MusicGen is a simple and controllable model for music generation. This deployment exposes two versions of MusicGen:
- Melody. A 1.5 billion parameter model that you can prompt with both text and audio
- Large. A 3.5 billion parameter model that you can prompt with text
You can specify the model you want to use via the
model_version parameter, which is set to
'melody' by default.
Model Architecture and Development
MusicGen is single stage auto-regressive Transformer model trained over a 32kHz EnCodec tokenizer with 4 codebooks sampled at 50 Hz. Unlike existing methods like MusicLM, MusicGen doesn’t require a self-supervised semantic representation, and it generates all 4 codebooks in one pass.

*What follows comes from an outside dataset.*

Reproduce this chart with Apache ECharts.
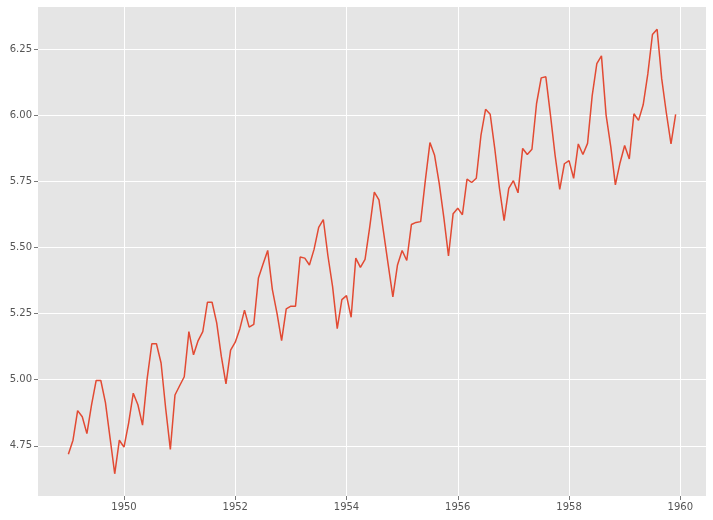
<!DOCTYPE html>
<html>
<head>
<meta charset="utf-8">
<script src="https://cdn.jsdelivr.net/npm/echarts@6/dist/echarts.min.js"></script>
<style>
html, body { margin: 0; padding: 0; background: #fff; }
#chart { width: 713px; height: 520px; }
</style>
</head>
<body>
<div id="chart"></div>
<script>
// monthly log values, Jan 1949 .. Dec 1959
var startYear = 1949
var logValues = [
  4.718, 4.771, 4.883, 4.860, 4.796, 4.905, 4.997, 4.997, 4.913, 4.779, 4.644, 4.771,
  4.745, 4.836, 4.949, 4.905, 4.828, 5.004, 5.136, 5.136, 5.063, 4.890, 4.736, 4.942,
  4.977, 5.011, 5.182, 5.094, 5.148, 5.182, 5.293, 5.293, 5.215, 5.088, 4.984, 5.112,
  5.142, 5.193, 5.263, 5.199, 5.209, 5.385, 5.438, 5.489, 5.342, 5.252, 5.148, 5.268,
  5.278, 5.278, 5.464, 5.460, 5.434, 5.493, 5.576, 5.606, 5.468, 5.352, 5.193, 5.303,
  5.318, 5.236, 5.460, 5.425, 5.455, 5.576, 5.710, 5.680, 5.557, 5.434, 5.313, 5.434,
  5.489, 5.451, 5.587, 5.595, 5.598, 5.753, 5.897, 5.849, 5.743, 5.613, 5.468, 5.628,
  5.649, 5.624, 5.759, 5.746, 5.762, 5.924, 6.023, 6.004, 5.872, 5.724, 5.602, 5.724,
  5.753, 5.707, 5.875, 5.852, 5.872, 6.045, 6.142, 6.146, 6.001, 5.849, 5.720, 5.817,
  5.829, 5.762, 5.892, 5.852, 5.894, 6.075, 6.196, 6.225, 6.001, 5.883, 5.737, 5.820,
  5.886, 5.835, 6.006, 5.981, 6.040, 6.157, 6.306, 6.326, 6.138, 6.009, 5.892, 6.004
]
var xTicks = [1950, 1952, 1954, 1956, 1958, 1960]
var yTicks = [4.75, 5.00, 5.25, 5.50, 5.75, 6.00, 6.25]

var points = logValues.map(function (v, i) {
  return [startYear + i / 12, v]
})

var chart = echarts.init(document.getElementById('chart'))
var labelStyle = { color: '#555555', fontSize: 10, fontFamily: 'DejaVu Sans' }
chart.setOption({
  animation: false,
  grid: { left: 38, top: 7, right: 7, bottom: 24, show: true, backgroundColor: '#E5E5E5', borderWidth: 0 },
  xAxis: {
    type: 'value',
    min: function (e) { var p = (e.max - e.min) * 0.05; return e.min - p },
    max: function (e) { var p = (e.max - e.min) * 0.05; return e.max + p },
    axisLine: { show: false },
    axisTick: { show: true, length: 4, lineStyle: { color: '#555555', width: 0.8 }, customValues: xTicks },
    axisLabel: Object.assign({ margin: 6, customValues: xTicks, formatter: function (v) { return String(Math.round(v)) } }, labelStyle),
    splitLine: { show: false }
  },
  yAxis: {
    type: 'value',
    min: function (e) { var p = (e.max - e.min) * 0.05; return e.min - p },
    max: function (e) { var p = (e.max - e.min) * 0.05; return e.max + p },
    axisLine: { show: false },
    axisTick: { show: true, length: 4, lineStyle: { color: '#555555', width: 0.8 }, customValues: yTicks },
    axisLabel: Object.assign({ margin: 6, customValues: yTicks, formatter: function (v) { return v.toFixed(2) } }, labelStyle),
    splitLine: { show: false }
  },
  series: [
    {
      type: 'line',
      data: points,
      showSymbol: false,
      lineStyle: { color: '#E24A33', width: 1.5 },
      z: 3,
      markLine: {
        silent: true,
        symbol: 'none',
        label: { show: false },
        lineStyle: { color: '#ffffff', width: 1, type: 'solid' },
        z: 1,
        data: xTicks.map(function (t) { return { xAxis: t } })
          .concat(yTicks.map(function (t) { return { yAxis: t } }))
      }
    }
  ]
})
</script>
</body>
</html>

By introducing a small delay between the codebooks, the authors show they can predict them in parallel, thus having only 50 auto-regressive steps per second of audio. They used 20K hours of licensed music to train MusicGen. Specifically, they relied on an internal dataset of 10K high-quality music tracks, and on the ShutterStock and Pond5 music data.
- All code in this repository is licensed under the Apache License 2.0 license.
- The code in the Audiocraft repository is released under the MIT license as found in the LICENSE file.
- The weights in the Audiocraft repository are released under the CC-BY-NC 4.0 license as found in the LICENSE_weights file.